Pegel: Bei der Digitalisierung kommt es entscheidend darauf an, dass IT-Systeme, Anwendungen und Prozesse nahtlos ineinandergreifen. Mit dem neuen Landesamt, dem ZDMV, bündeln wir Wissen innerhalb der Landesverwaltung, schaffen schlanke, effiziente Strukturen und vermeiden Mehrfacharbeit im Bereich von IT und Digitalisierung. Das trägt dazu bei, die Handlungsfähigkeit der Verwaltung auch künftig zu sichern. Bislang kümmert sich jedes Ressort eigenständig um IT und Digitalisierung. Das wollen wir ändern. Mit dem ZDMV wollen wir aus vielen kleinen IT-Einheiten in den Ressorts ein großes schlagkräftiges Team für die digitale Verwaltung formen. Spezialisierte Fachleuten können ihr Wissen ressortübergreifend zur Verfügung stellen. Wir werden damit den steigenden Anforderungen an eine wirksame Cybersicherheit der Computernetze des Landes noch einmal deutlich besser gerecht. Neue technologische Möglichkeiten können wir besser und schneller für die Verwaltung nutzbar machen. Und die einzelnen Behörden der Landesverwaltung werden weitestgehend von der operativen IT-Arbeit entlastet und könnten sich noch stärker auf ihre Ressortverantwortung fokussieren.
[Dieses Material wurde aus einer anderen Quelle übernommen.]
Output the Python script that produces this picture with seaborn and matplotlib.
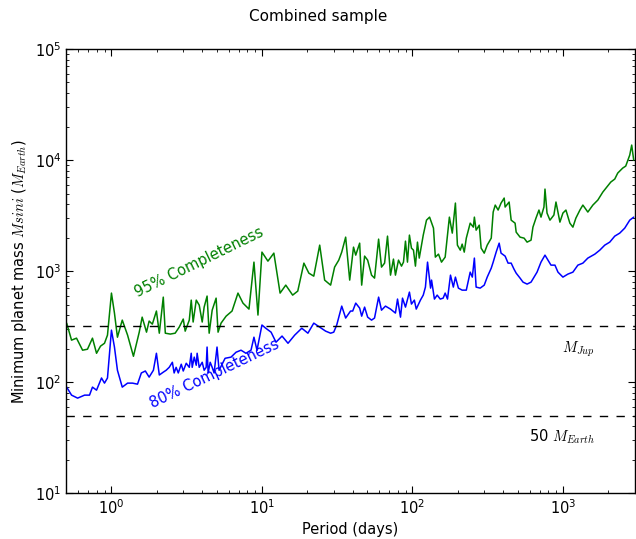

VdZ: Wenn Sie jetzt in Richtung Zukunft denken, wie wird die Arbeit der digitalisierten Verwaltung in Mecklenburg-Vorpommern aussehen?

Pegel: Unsere Bürgerinnen, Bürger und Unternehmen können rund um die Uhr von jedem Ort der Welt den Service unserer Verwaltung online in Anspruch nehmen. Anträge sind einfach und gut verständlich, sie werden zügig beantwortet und der aktuelle Stand lässt sich jederzeit abrufen. Es wird viel Papier gespart. Wir nutzen die Daten, die wir bereits haben. Damit reduzieren wir Anträge deutlich. Und wir brauchen nicht die x-te Kopie von einem Dokument. Die Nutzung der Daten ist sicher vor Missbrauch sowie für die Bürgerinnen, Bürger und Unternehmen transparent. 

Auch die Verwaltung profitiert von der Digitalisierung. Automatisierte Prozesse führen dazu, dass Behördenmitarbeiter sich deutlich weniger mit Formularen und ähnlichem, dafür mehr mit inhaltlichen Dingen beschäftigen. Bei der Digitalisierung steht der Mensch im Mittelpunkt, das gilt für die Bürgerinnen und Bürger wie auch für die Mitarbeiterinnen und Mitarbeiter in der Verwaltung. In der Summe führt die Digitalisierung der Verwaltung auf allen Seiten zu weniger Aufwand, weniger Bürokratie und schafft somit Zeit für andere Aufgaben.